I need to store passwords for a web application, and was looking at Bcrypt for a possible solution. After some research, it appears only the first 72 bytes influence the final hash output. While it is possible for the application to limit input to 72 characters, this hurts users with password managers that produce very long passwords.
While it is well known that
hash1(hash2(x)) only serves to increase collisions, there doesn't seem to be much information about the implications of using
bcrypt(hash1(x)), as indicated by this answer.
If the password
p > 72 bytes, SHA512 [64 bytes] the password and then Bcrypt the hash.
- hashing a hash
- the input to Bcrypt is only ever as big as the output of the hash function (64 bytes)
If the password
p > 72 bytes, calculate the hash with (pseudo-code):
bcrypt(p[0:8] + sha512(p))
This Bcrypt's the concatenation of the first 8 bytes of the password (which is 72 - 64, where 64 is the bytes of the SHA512 hash) with the SHA512 [64 bytes] digest of the entire password. By this, the Bcrypt function hashes an entire 72 bytes, instead of just 64 like with the plain old SHA512 [64 bytes] hash.
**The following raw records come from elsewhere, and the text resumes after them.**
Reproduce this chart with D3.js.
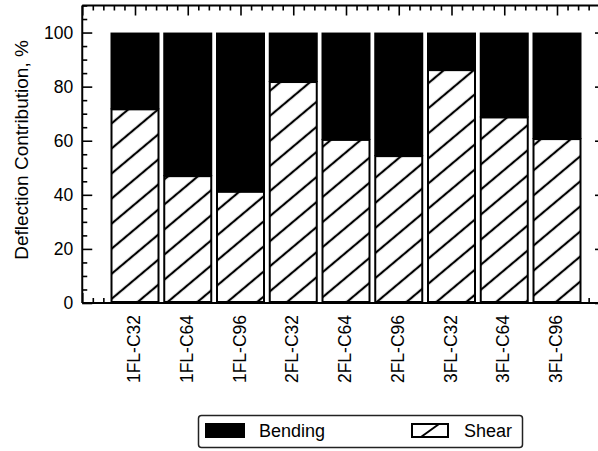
<!DOCTYPE html>
<html>
<head>
<meta charset="utf-8">
<script src="https://cdn.jsdelivr.net/npm/d3@7"></script>
<style>
  html, body { margin: 0; padding: 0; background: #fff; }
  svg { display: block; font-family: "Liberation Sans", Arial, Helvetica, sans-serif; }
</style>
</head>
<body>
<svg id="chart" width="598" height="451"></svg>
<script>
// Specimen groups and their deflection split (percent of total deflection)
const categories = ["1FL-C32", "1FL-C64", "1FL-C96", "2FL-C32", "2FL-C64", "2FL-C96", "3FL-C32", "3FL-C64", "3FL-C96"];
const shearValues   = [71.6, 46.9, 41.1, 81.7, 60.3, 54.3, 86.1, 68.6, 60.6];
const bendingValues = [28.4, 53.1, 58.9, 18.3, 39.7, 45.7, 13.9, 31.4, 39.4];
const yTickValues = [0, 20, 40, 60, 80, 100];
const seriesNames = ["Bending", "Shear"];

const svg = d3.select("#chart");

// Scales: categories sit at integer positions 1..9 on a 0..10 numeric axis
const x = d3.scaleLinear().domain([0, 10]).range([82.25, 609.75]);
const y = d3.scaleLinear().domain([0, 110]).range([303, 5.5]);
const frameLeft = x(0), frameRight = 605, frameTop = y(110), frameBottom = y(0);
const barWidth = 49;

// Diagonal hatch for the shear portion
const defs = svg.append("defs");
const hatch = defs.append("pattern")
  .attr("id", "hatch")
  .attr("patternUnits", "userSpaceOnUse")
  .attr("width", 20).attr("height", 19.2)
  .attr("patternTransform", "translate(0,4) rotate(-40)");
hatch.append("rect").attr("width", 20).attr("height", 19.2).attr("fill", "#fff");
hatch.append("line")
  .attr("x1", -1).attr("x2", 21).attr("y1", 9.6).attr("y2", 9.6)
  .attr("stroke", "#000").attr("stroke-width", 2.2);

// Tick helpers
const xMinor = d3.range(0, 10.001, 0.2).filter(v => Math.abs(v - Math.round(v)) > 1e-6);
const xMajor = d3.range(0, 11, 1);
const yMinor = d3.range(0, 110.001, 5).filter(v => v % 20 !== 0);
const yMajor = d3.range(0, 111, 20);

function styleAxis(g) {
  g.select(".domain").remove();
  g.selectAll(".tick line").attr("stroke", "#000").attr("stroke-width", 1.6);
}

// Top axis (ticks pointing down)
svg.append("g").attr("transform", `translate(0,${frameTop})`)
  .call(d3.axisTop(x).tickValues(xMinor).tickSize(-5).tickFormat("")).call(styleAxis);
svg.append("g").attr("transform", `translate(0,${frameTop})`)
  .call(d3.axisTop(x).tickValues(xMajor).tickSize(-10).tickFormat("")).call(styleAxis);

// Bottom axis (ticks pointing up) with rotated category labels
svg.append("g").attr("transform", `translate(0,${frameBottom})`)
  .call(d3.axisBottom(x).tickValues(xMinor).tickSize(-5).tickFormat("")).call(styleAxis);
const xLabelAxis = svg.append("g").attr("transform", `translate(0,${frameBottom})`)
  .call(d3.axisBottom(x).tickValues(xMajor).tickSize(-10)
    .tickFormat(d => (d >= 1 && d <= categories.length) ? categories[d - 1] : ""))
  .call(styleAxis);
xLabelAxis.selectAll(".tick text")
  .attr("transform", "rotate(-90)")
  .attr("text-anchor", "end")
  .attr("x", -12).attr("y", 4.5).attr("dy", 0)
  .attr("fill", "#000").style("font-size", "17.5px");

// Left axis (ticks pointing right) with value labels
svg.append("g").attr("transform", `translate(${frameLeft},0)`)
  .call(d3.axisLeft(y).tickValues(yMinor).tickSize(-5).tickFormat("")).call(styleAxis);
svg.append("g").attr("transform", `translate(${frameLeft},0)`)
  .call(d3.axisLeft(y).tickValues(yTickValues.concat([])).tickSize(-10).tickPadding(9).tickFormat(d3.format("d")))
  .call(styleAxis)
  .selectAll(".tick text").attr("fill", "#000").style("font-size", "17.5px");

// Right axis (ticks pointing left)
svg.append("g").attr("transform", `translate(${frameRight},0)`)
  .call(d3.axisRight(y).tickValues(yMinor).tickSize(-5).tickFormat("")).call(styleAxis);
svg.append("g").attr("transform", `translate(${frameRight},0)`)
  .call(d3.axisRight(y).tickValues(yMajor).tickSize(-10).tickFormat("")).call(styleAxis);

// Stacked bars: shear at the bottom (hatched), bending on top (solid)
const bars = svg.append("g").selectAll("g.bar")
  .data(categories.map((c, i) => ({ c, i, shear: shearValues[i], bending: bendingValues[i] })))
  .join("g").attr("class", "bar");

bars.append("rect")
  .attr("x", d => x(d.i + 1) - barWidth / 2)
  .attr("y", d => y(d.shear + d.bending))
  .attr("width", barWidth)
  .attr("height", d => y(d.shear) - y(d.shear + d.bending))
  .attr("fill", "#000");

bars.append("rect")
  .attr("x", d => x(d.i + 1) - barWidth / 2 + 1)
  .attr("y", d => y(d.shear))
  .attr("width", barWidth - 2)
  .attr("height", d => y(0) - y(d.shear) - 1)
  .attr("fill", "url(#hatch)")
  .attr("stroke", "#000").attr("stroke-width", 2);

// Frame lines
const frame = svg.append("g").attr("stroke", "#000").attr("stroke-width", 2).attr("fill", "none");
frame.append("line").attr("x1", frameLeft).attr("x2", frameRight + 10).attr("y1", frameTop).attr("y2", frameTop);
frame.append("line").attr("x1", frameLeft).attr("x2", frameRight + 10).attr("y1", frameBottom).attr("y2", frameBottom);
frame.append("line").attr("x1", frameLeft).attr("x2", frameLeft).attr("y1", frameTop).attr("y2", frameBottom);
frame.append("line").attr("x1", frameRight).attr("x2", frameRight).attr("y1", frameTop).attr("y2", frameBottom);

// Y axis title
svg.append("text")
  .attr("transform", `translate(28,150) rotate(-90)`)
  .attr("text-anchor", "middle")
  .style("font-size", "19px")
  .attr("fill", "#000")
  .text("Deflection Contribution, %");

// Legend
const legend = svg.append("g");
legend.append("rect")
  .attr("x", 198.5).attr("y", 415.5).attr("width", 324).attr("height", 32).attr("rx", 3)
  .attr("fill", "#fff").attr("stroke", "#222").attr("stroke-width", 1.5);
legend.append("rect").attr("x", 205).attr("y", 423).attr("width", 40).attr("height", 15).attr("fill", "#000");
legend.append("text").attr("x", 259).attr("y", 436.5).style("font-size", "18px").attr("fill", "#000").text(seriesNames[0]);
legend.append("rect").attr("x", 412).attr("y", 424).attr("width", 36).attr("height", 13)
  .attr("fill", "#fff").attr("stroke", "#000").attr("stroke-width", 2);
legend.append("line").attr("x1", 421).attr("y1", 437).attr("x2", 439).attr("y2", 424)
  .attr("stroke", "#000").attr("stroke-width", 2);
legend.append("text").attr("x", 464).attr("y", 436.5).style("font-size", "18px").attr("fill", "#000").text(seriesNames[1]);
</script>
</body>
</html>
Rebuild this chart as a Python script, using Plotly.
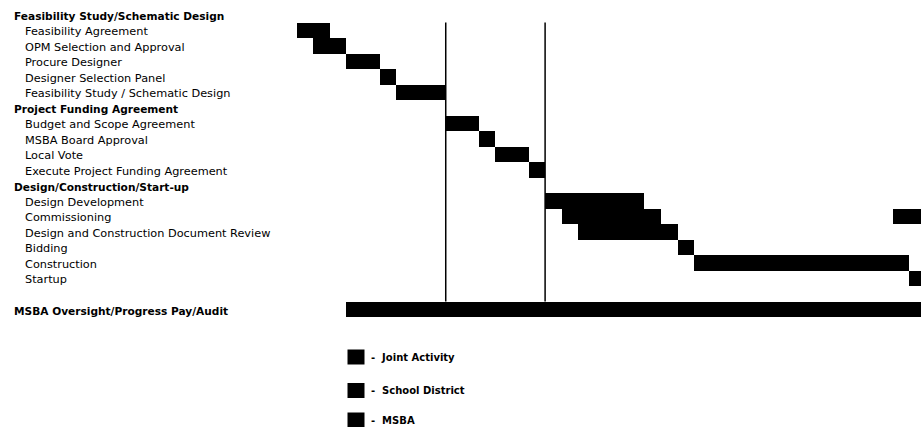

- full 72 bytes are Bcrypt'ed
- does not Bcrypt just a hash; this may make it so that if a collision is found in the SHA512 [64 bytes] hash, there are still a leftover of 8 bytes of entropy needed to crack the password
- still involves partially hashing a hash
I'm under the impression that the second idea is the best and most secure way to go, but I'm not sure if that, at all, decreases security for passwords > 72 bytes in length. I'm asking if there are any obvious (or non-obvious) security implications with choosing this method.